Pour permettre aux retraités d'atteindre un taux de remplacement adéquat plus rapidement, il faudrait abandonner l'idée de la pleine capitalisation, estime l'ancien ministre libéral. Par exemple, on pourrait offrir une rente pleine et entière 10 ans après la création de la rente de longévité, même si les retraités n'ont pas versé les cotisations suffisantes pour financer ce niveau de prestation. C'est exactement ce qu'on a fait dans les années 60 lors de la création de la RRQ.

Mais la situation démographique était bien différente à l'époque. La population active était en croissance et le nombre de retraités, plutôt limité. Aujourd'hui, les perspectives ont changé: la population en âge de travailler va diminuer d'ici 20 ans, tandis que le nombre de retraités devrait presque doubler, passant de 1,2 million en 2010 à 2,2 millions en 2030.

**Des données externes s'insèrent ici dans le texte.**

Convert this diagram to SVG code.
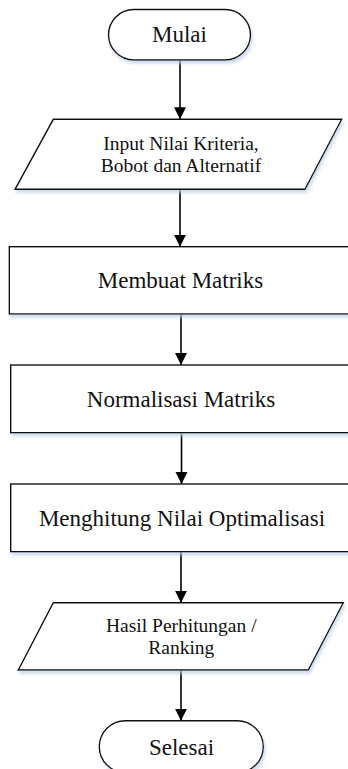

Peut-on vraiment refiler la facture de ce nouveau pilier de la retraite aux générations futures? Non! Déjà, on sait que les jeunes vont cotiser trois fois plus à la RRQ que leurs parents pour le même niveau de prestation; une iniquité intergénérationnelle flagrante. Ce serait gênant de leur demander de payer pour des travailleurs qui n'ont pas assez économisé depuis 20 ans, alors qu'ils auraient pu le faire.

Alors, comment s'en sortir? Il n'y a pas de miracle. Les travailleurs qui n'ont pas assez épargné devront mettre les bouchées doubles... ou bien travailler plus longtemps.

Pour les aider à épargner, le gouvernement péquiste a remis sur les rails le RVER avec le dépôt du projet de loi 39 au début de mai. La nouvelle mouture reprend les grandes lignes du projet présenté par les libéraux, en tenant compte des recommandations du comité D'Amours.

Bonne nouvelle, les employeurs pourront donc offrir un CELI collectif au lieu du RVER, un choix plus intéressant pour les employés à faibles revenus.

Autrement, le projet reste le même. Toutes les entreprises qui ont plus de cinq employés devront offrir un RVER. Les travailleurs cotiseront par défaut, tout en ayant la possibilité de se retirer à leur guise.

Le hic, c'est que les employeurs ne seront pas tenus de cotiser et que les employés n'auront rien pour les inciter à rester dans le RVER, alors que d'autres pays ont offert des «bonbons» aux épargnants pour assurer le succès de programmes semblables.

De plus, les employés pourront retirer leur cotisation avant leur retraite, puisque les sommes ne seront pas immobilisées. Résisteront-ils à la tentation? Les données sur le REER montrent que la plupart des épargnants encaissent leurs épargnes avant la retraite, indique M. Castonguay.

«On ajoute un nouvel élément de complexité, sans aucune preuve que cela va améliorer la situation», estime Patrik Marier, titulaire de la Chaire de recherche du Canada sur les politiques publiques comparées.